■ **Goal of the exercise**:
The lines to extract run from the first line of the material below to the line containing "0.8, 0.9, 1.0]", both included; leave the pictures behind.

■ **Source material**:

:::

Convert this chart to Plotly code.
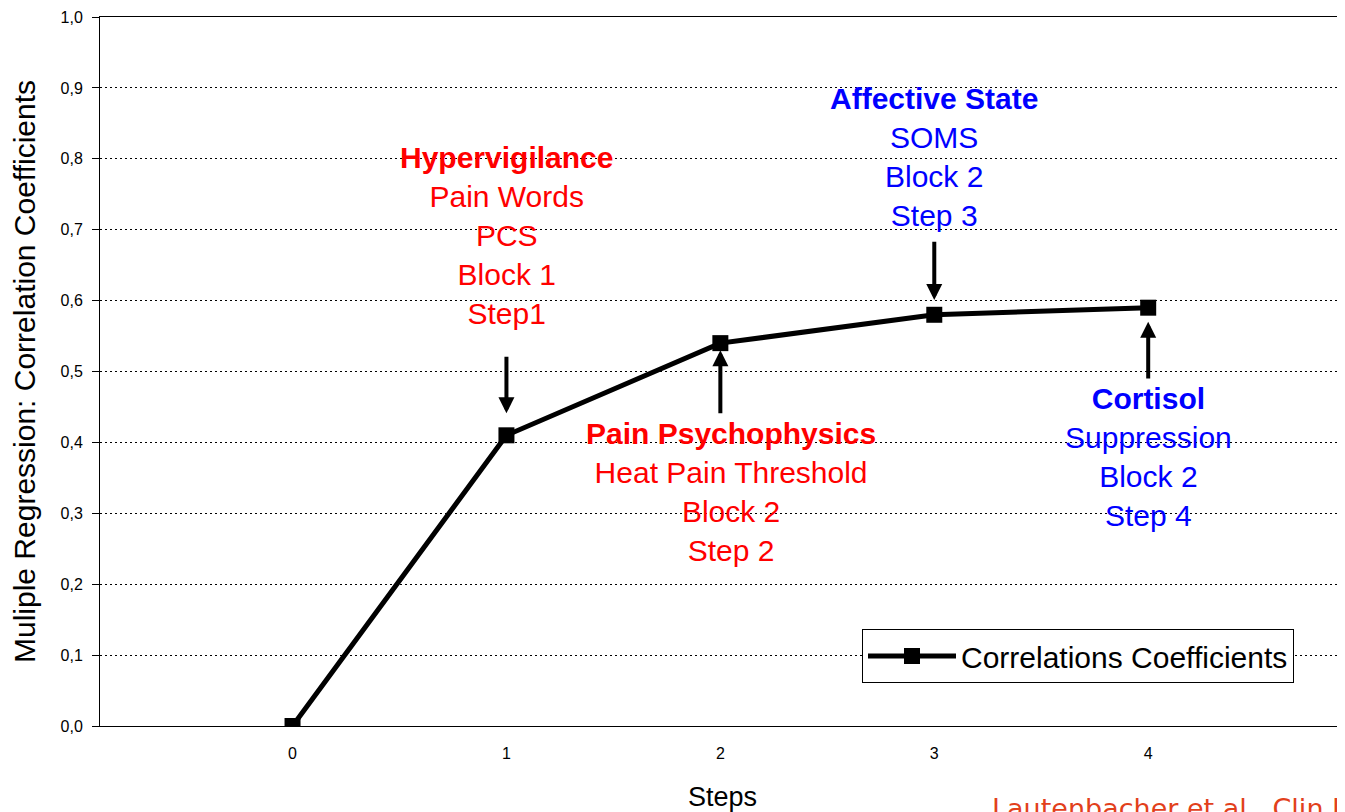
import plotly.graph_objects as go

steps = [0, 1, 2, 3, 4]
coefficients = [0.0, 0.41, 0.54, 0.58, 0.59]
series_name = "Correlations Coefficients"
y_ticks = [0.0, 0.1, 0.2, 0.3, 0.4, 0.5, 0.6, 0.7, 0.8, 0.9, 1.0]

# annotation blocks: (x, text lines, colour, label centre y, arrow head offset, arrow length)
labels = [
    (1.0, ["<b>Hypervigilance</b>", "Pain Words", "PCS", "Block 1", "Step1"], "#FF0000", 0.692, 0.031, 0.082),
    (2.05, ["<b>Pain Psychophysics</b>", "Heat Pain Threshold", "Block 2", "Step 2"], "#FF0000", 0.330, -0.010, -0.091),
    (3.0, ["<b>Affective State</b>", "SOMS", "Block 2", "Step 3"], "#0000FF", 0.803, 0.021, 0.084),
    (4.0, ["<b>Cortisol</b>", "Suppression", "Block 2", "Step 4"], "#0000FF", 0.380, -0.020, -0.082),
]
arrow_steps = [1, 2, 3, 4]

fig = go.Figure()
fig.add_trace(go.Scatter(
    x=steps, y=coefficients, mode="lines+markers", name=series_name,
    line=dict(color="black", width=5),
    marker=dict(symbol="square", size=16, color="black"),
    showlegend=True,
))

annotations = []
for (xpos, lines, color, ycen, off, length), st in zip(labels, arrow_steps):
    annotations.append(dict(
        x=xpos, y=ycen, xref="x", yref="y", text="<br>".join(lines),
        showarrow=False, font=dict(family="Liberation Sans, Arial", size=30, color=color),
        align="center", xanchor="center", yanchor="middle",
    ))
    v = coefficients[steps.index(st)]
    annotations.append(dict(
        x=st, y=v + off, xref="x", yref="y", ax=st, ay=v + off + length,
        axref="x", ayref="y", text="", showarrow=True,
        arrowhead=2, arrowsize=0.8, arrowwidth=4, arrowcolor="black",
    ))

annotations.append(dict(
    x=(990 - 100) / 1245, y=-0.092, xref="paper", yref="paper",
    text="Lautenbacher et al., Clin J Pain", showarrow=False,
    xanchor="left", yanchor="top",
    font=dict(family="DejaVu Sans, Verdana", size=27, color="#E2401B"),
))

fig.update_layout(
    width=1337, height=804,
    margin=dict(l=92, r=0, t=9, b=86),
    paper_bgcolor="white", plot_bgcolor="white",
    separators=",.",
    font=dict(family="Liberation Sans, Arial", color="black"),
    annotations=annotations,
    legend=dict(
        x=(862 - 100) / 1245, y=(726 - 629) / 709, xanchor="left", yanchor="top",
        bgcolor="white", bordercolor="black", borderwidth=1,
        font=dict(family="Liberation Sans, Arial", size=30, color="black"),
        itemwidth=88,
    ),
    xaxis=dict(
        range=[-0.9, 4.92], tickvals=steps, ticktext=[str(s) for s in steps],
        showgrid=False, zeroline=False, showline=True, linecolor="black", linewidth=1,
        mirror=True, ticks="", ticklabelstandoff=13,
        tickfont=dict(family="Liberation Sans, Arial", size=16, color="black"),
        title=dict(text="Steps", font=dict(family="Liberation Sans, Arial", size=27), standoff=40),
        automargin=False,
    ),
    yaxis=dict(
        range=[0, 1.0], tickvals=y_ticks, tickformat=".1f",
        showgrid=True, gridcolor="black", griddash="1.5px,3.5px", gridwidth=1,
        zeroline=False, showline=True, linecolor="black", linewidth=1,
        ticks="outside", ticklen=7, tickcolor="black", ticklabelstandoff=6,
        tickfont=dict(family="Liberation Sans, Arial", size=16, color="black"),
        title=dict(text="Muliple Regression: Correlation Coefficients",
                   font=dict(family="Liberation Sans, Arial", size=30), standoff=18),
        automargin=False,
    ),
)

fig.write_html("out.html")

:::

■ **The result**:
Convert this chart to Plotly code.
import plotly.graph_objects as go

steps = [0, 1, 2, 3, 4]
coefficients = [0.0, 0.41, 0.54, 0.58, 0.59]
series_name = "Correlations Coefficients"
y_ticks = [0.0, 0.1, 0.2, 0.3, 0.4, 0.5, 0.6, 0.7, 0.8, 0.9, 1.0]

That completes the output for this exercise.